Mas há mais motivos para a escolha ter sido surpreendente. Desde logo, a pouca (para não dizer nenhuma) notoriedade de Artur Torres Pereira no universo leonino, particularmente relevante quando se soube que o político e ex-presidente do Sporting Pedro Santana Lopes foi convidado para presidir à comissão de gestão (mas recusou) e que o cirurgião e ex-presidente da Mesa da Assembleia Geral Eduardo Barroso também recebeu um convite para integrar a equipa.
Torres Pereira, contudo, está próximo do meio em que se move Jaime Marta Soares e em que se movem alguns dos elementos desta comissão de gestão: o da política, que Marta Soares, ex-autarca de Vila Nova de Poiares (eleito pelo PSD), conhece bem. O facto de se ter falado nos bastidores de nomes como Miguel Relvas e António Pires de Lima como possibilidades para integrar esta comissão de gestão (o que não se verificou), resultará daí.
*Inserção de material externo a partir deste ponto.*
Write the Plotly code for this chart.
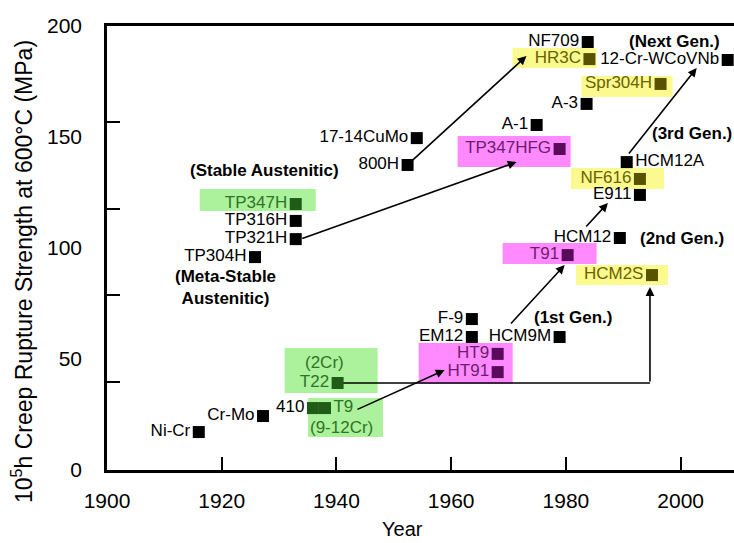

Numa equipa de 11 elementos onde apenas um, Sousa Cintra, pode ser chamado de “notável” (pela notoriedade que tem entre sportinguistas, não pela ligação ao status quo do Sporting e ao chamado roquettismo, o nome dado à linha que José Roquette implementou no Sporting e a que os sucessores Dias da Cunha, Soares Franco e Godinho Lopes tentaram dar seguimento), estão ainda Luis Marques, jornalista e antigo administrador da RTP e Sic; António Sá Costa, professor universitário; Silvino Sequeira, ex-autarca; Jorge Gurita, militar de carreira; Alexandre Cavalleri, empresário, entusiasta das modalidades leoninas e antigo sponsor do judo do Sporting; Rui Moço, antigo gestor bancário e economista; Pedro Reis, advogado; António Rebelo, mais um antigo vice-presidente de Bruno de Carvalho; e José Leitão, gestor com passagem pela administração da empresa Media Capital.
Na conferência de imprensa de apresentação da equipa, este sábado, Artur Torres Pereira afirmou que tem como objetivo ajudar a “inverter o ciclo de acontecimentos improváveis” que o Sporting tem vivido e que “envergonha os sportinguistas”.
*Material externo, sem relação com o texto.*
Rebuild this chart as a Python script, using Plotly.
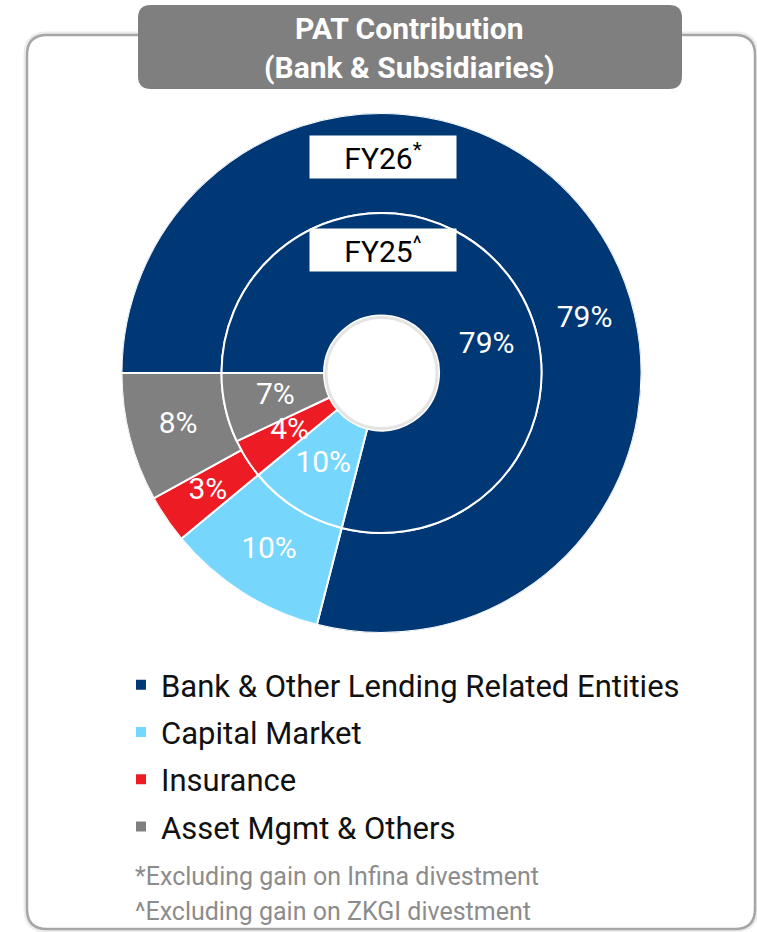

O primeiro objetivo é encontrarmos a forma ideal de trabalhar. Estou rodeado de pessoas livres, sérias, competentes e com idoneidade profissional. Dentro deste enquadramento, o ponto de partida é organizarmo-nos, tendo como objetivo estratégico sermos mais eficientes para levar a cabo a missão transitória que temos”, apontou ainda.
“Está na hora de os sócios despertarem de vez e tomarem os destinos do clube nas duas mãos, para devolver a esperança ao clube e pôr fim a este ciclo que nos envergonha, começando por um presença massiva na AG de dia 23 [AG de destituição] e noutra que ocorrerá o mais cedo possível e na qual um novo ciclo se abrirá”, afirmou o novo homem forte da gestão do Sporting, referindo-se, neste último momento, à Assembleia Geral para eleição dos órgãos sociais demissionários (Conselho Fiscal e Disciplinar e Mesa da Assembleia Geral).
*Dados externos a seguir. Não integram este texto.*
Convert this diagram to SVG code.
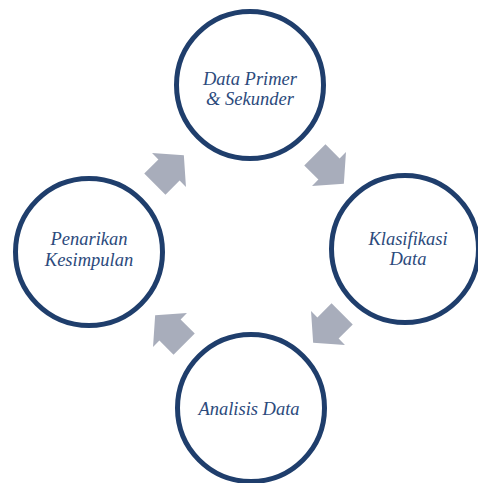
<svg xmlns="http://www.w3.org/2000/svg" width="478" height="483" viewBox="0 0 478 483">
<defs>
<style>
.node circle{fill:#ffffff;stroke:#1f3e6c;stroke-width:5}
.node text{font-family:"Liberation Serif","Times New Roman",serif;font-style:italic;font-size:18.5px;fill:#2c4a7c;text-anchor:middle}
.arrow{fill:#a8adbb}
</style>
<path id="blk" d="M-20,-15 L0,-15 L0,-24 L21,0 L0,24 L0,15 L-20,15 Z"/>
</defs>
<rect width="478" height="483" fill="#ffffff"/>
<g id="connectors">
<use href="#blk" class="arrow" transform="translate(169,170) rotate(-45)"/>
<use href="#blk" class="arrow" transform="translate(329,169) rotate(45)"/>
<use href="#blk" class="arrow" transform="translate(328,328) rotate(135)"/>
<use href="#blk" class="arrow" transform="translate(170,330) rotate(-135)"/>
</g>
<g id="node-data-primer" class="node">
<circle cx="250" cy="85" r="73.5"/>
<text x="250" y="84.5">Data Primer</text>
<text x="250" y="105">&amp; Sekunder</text>
</g>
<g id="node-klasifikasi" class="node">
<circle cx="405" cy="249" r="73.5"/>
<text x="408" y="244.5">Klasifikasi</text>
<text x="408" y="265">Data</text>
</g>
<g id="node-analisis" class="node">
<circle cx="251" cy="408" r="73.5"/>
<text x="249" y="415">Analisis Data</text>
</g>
<g id="node-penarikan" class="node">
<circle cx="89" cy="252" r="73.5"/>
<text x="89" y="245">Penarikan</text>
<text x="89" y="265.5">Kesimpulan</text>
</g>
</svg>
“A nossa prioridade é gerir o clube até que os sócios do Sporting ponham um fim e invertam este ciclo, para que possamos respirar”, afirmou ainda Torres Pereira. Acusando Bruno de Carvalho de tentar disfarçar a atual situação “com novas promessas e falsas ilusões”, disse: “Pode-se enganar algumas pessoas durante algum tempo, e pode-se enganar muitas pessoas durante muito tempo, mas não se pode enganar todas as pessoas durante todo o tempo”.
Apesar de Torres Pereira e a sua comissão de gestão terem ficado apenas com o controlo temporário do clube e não da SAD (não podendo, portanto, controlar as decisões relativas ao futebol profissional do Sporting, que continua sob a égide de Bruno de Carvalho e do seu recuperado homem-forte para o futebol, Augusto Inácio), o novo líder (temporário) do clube afirmou que lutará pela “preservação e valorização” dos ativos futebolísticos do Sporting.